While gagging, I pulled my headlamp up from my neck and shined it into the bowl. The red of the lamp reflected on the water and sides. Then it turned yellow. Then green. Then back to red. Then yellow. Then green.

I couldn't see any vomit in the toilet.

"I'm such a selfish person," I said to myself. "What if someone is having a lower body purge and needs this toilet stall? I have a bucket at my chair. I can puke in that. I don't need to be occupying this stall."

As I stood up from my kneeling position, I felt the urge to purge again. There was a clean bucket in the corner of the stall (in case people had simultaneous lo upper and lower body purges). I pulled it form the corner, quickly knelt down, placed both of my hands flat on the ground on either side of the shallow bucket... And puked.

And puked.

And puked.

Each time, I saw white light coming out of me.  And the reflecting light from my headlamp showed it changing color once it was in the bucket space.

Red. Yellow. Green.  Red. Yellow. Green.

I brought my fingers up to my mouth. Only strings of saliva could be felt. There appeared to be no vomit in the bucket.

I put my hand into the changing light inside the bucket to feel for the vomit. 

I only felt a dry bowl bottom.

There was no liquid in the bucket.

I sat for a moment on the floor. I was discombobulated. Confused. Warm.  I looked into the toilet again, this time being able to relax and see more clearly now that the puking was done.  

There appeared to be no vomit in the toilet.

"But I felt it," I said. "I felt something come out."

I didn't feel the need to rinse the clean bucket out for the next person. I decided to pee after all, and leave the stall. 

I grabbed my headlamp around my neck to use it to guide me back to my chair in the dark. It had some spit on it from the corner of my mouth. I wiped it off as I stood up. 

WHOOSH!


I was dizzy. 

I inhaled deeply for a few seconds. I opened the curtain. I washed my hands at the sink and went back to my seat.

I passed a free mat on the floor near the Bathroom Hallway curtain. 

"I could really use a lie down right now," I said. But I stopped myself. I knew I could finish the ceremony in the rocking chair. Someone else would need the mat more than me.

I wrapped myself up in my blanket when I sat down. I kept both feet on the ground. I didn't rock. I just sat, warmly and feeling cozy.

"Love."

"What?" I asked.

"That's what came out of you," said the voice.

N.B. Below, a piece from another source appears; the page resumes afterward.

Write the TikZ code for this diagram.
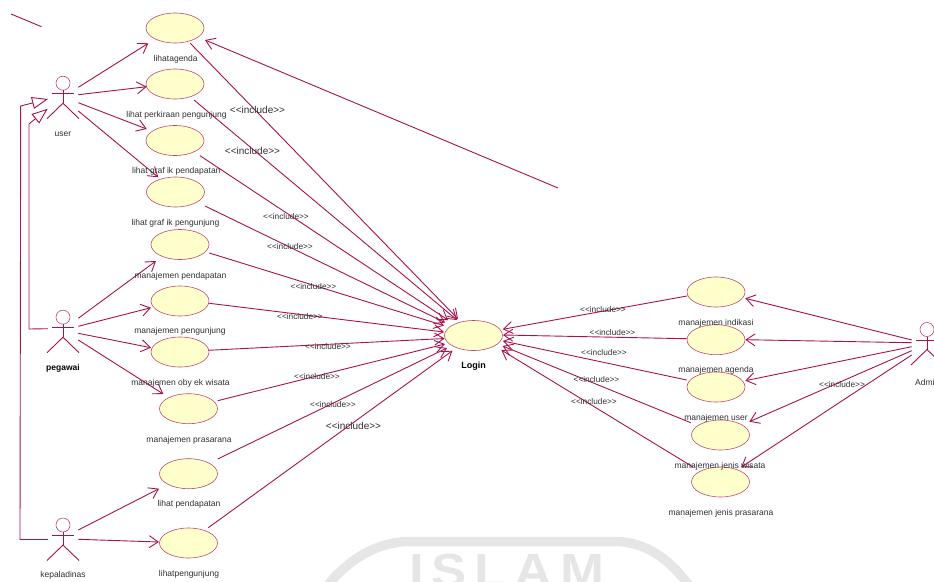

The icaros were still strong. The drumming was a force.  But I just felt relaxed and open.

"You hold yourself back. You are dismissive of yourself."

I laughed. I listened. I responded to the voice in my head.

"I work hard to share a positive energy all the time with others," I said.

"Yes. That is beautiful. That has been your comfort zone. But this is a creative energy of love. And it is pushing its way out of you.

I sighed into my chair, relaxing every cell.

And I spent the rest of the ceremony wondering why it took 12 ayahuasca sessions for my body to purge something incredibly sweet, and why I had to pass through a few layers of anxiety to get it to come up.

The voice was right. I was dismissive of the Self's creative ability. I spend time in the conscious world focused on keeping the energy around me with others as calm and peaceful as possible, and I also purge my dark feelings.

But ideas and creativity? Those I struggle with feeling they are worth recognizing and pushing out.

I was possibly more dysfunctional than most. I do things backwards.